Novelist, playwright, cultural activist and prize-winning filmmaker Tsitsi Dangarembga studied psychology at the University of Zimbabwe. She obtained her MA in Directing at the German Film and
Television Academy Berlin. She is known for her trilogy of novels set in her home country – Nervous Conditions (1988), The Book of Not (2006), the 2020 Booker Prize nominated novel This Mournable Body (2018) – and her collection of essays Black and Female (2022).
Selected literary awards includes English Pen’s Pinter Prize (2021), The German Peace Prize (2021), Yale University’s Windham Campbell Prize (2022), the Pen Catalan Free Voice Award (2023) and the Alice and Clifford Spendlove Prize in Social Justice, Diplomacy and Tolerance (2024). She received the D. Litt (h.c. Rhodes) in 2025.

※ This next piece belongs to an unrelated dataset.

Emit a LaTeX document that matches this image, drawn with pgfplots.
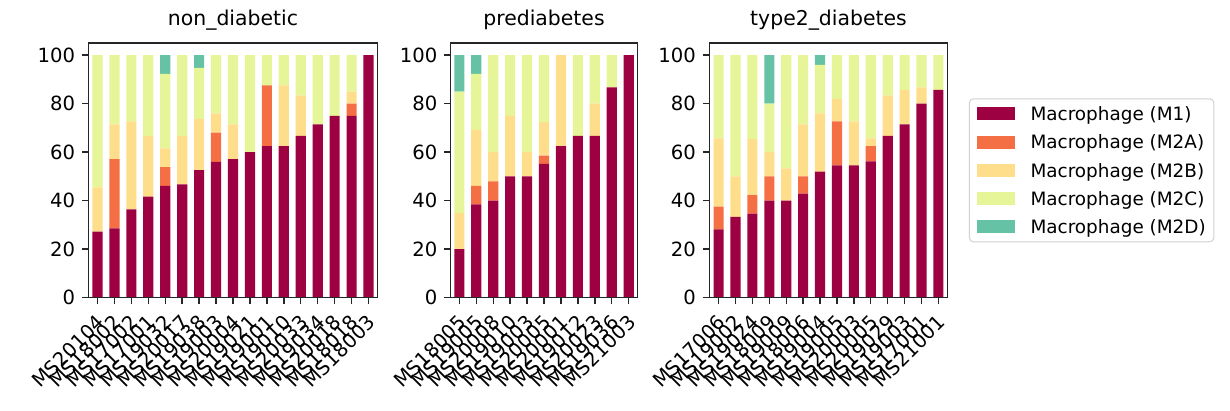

In 2009 Dangarembga founded the Institute of Creative Arts for Progress in Africa (ICAPA) Trust in Harare, Zimbabwe. The NGO runs a diverse programme of projects, including an international women’s film festival, and is currently fundraising for a six year pan-African Film development programme, Creative Africa Storytelling for the Screen Incubator (CASSI). CASSI’s goal is to create a
critical mass of globally competitive film practitioners in Africa, in order to elevate Africa’s capacity, earnings and ownership in the growing global film economy.
Amongst other prestigious residencies, Dangarembga is a former fellow of the Rockefeller Bellagio Centre (2016), the Stellenbosch Institute for Advanced Study (2021) and the Radcliffe Institute,
Harvard University (2022-23). She was the 2021-22 International Chair in Creative Writing (Africa) at the University of East Anglia, organising literary training and production events in five African countries, with an output of three publications. An Honorary Fellow of her alma mater Sidney Sussex College, Cambridge, where she interrupted her studies to return to Zimbabwe on the eve of Zimbabwe’s independence from Great Britain, she has taught and spoken at leading African, European and American universities and insitutions, including most recently Stanford University, the
Centre for Contemporary Culture Barcelona, and Augsburg University where she was a Guest lecturer in the Jakob Fugger Centre, with a lecture series entitled ‘21st Century Solutions from No Man’s Land: A Framework for a More Sustainable Planet from Ancient Africa’.
Dangarembga is currently developing a slate of long fiction films and is working on her next fiction and nonfiction books.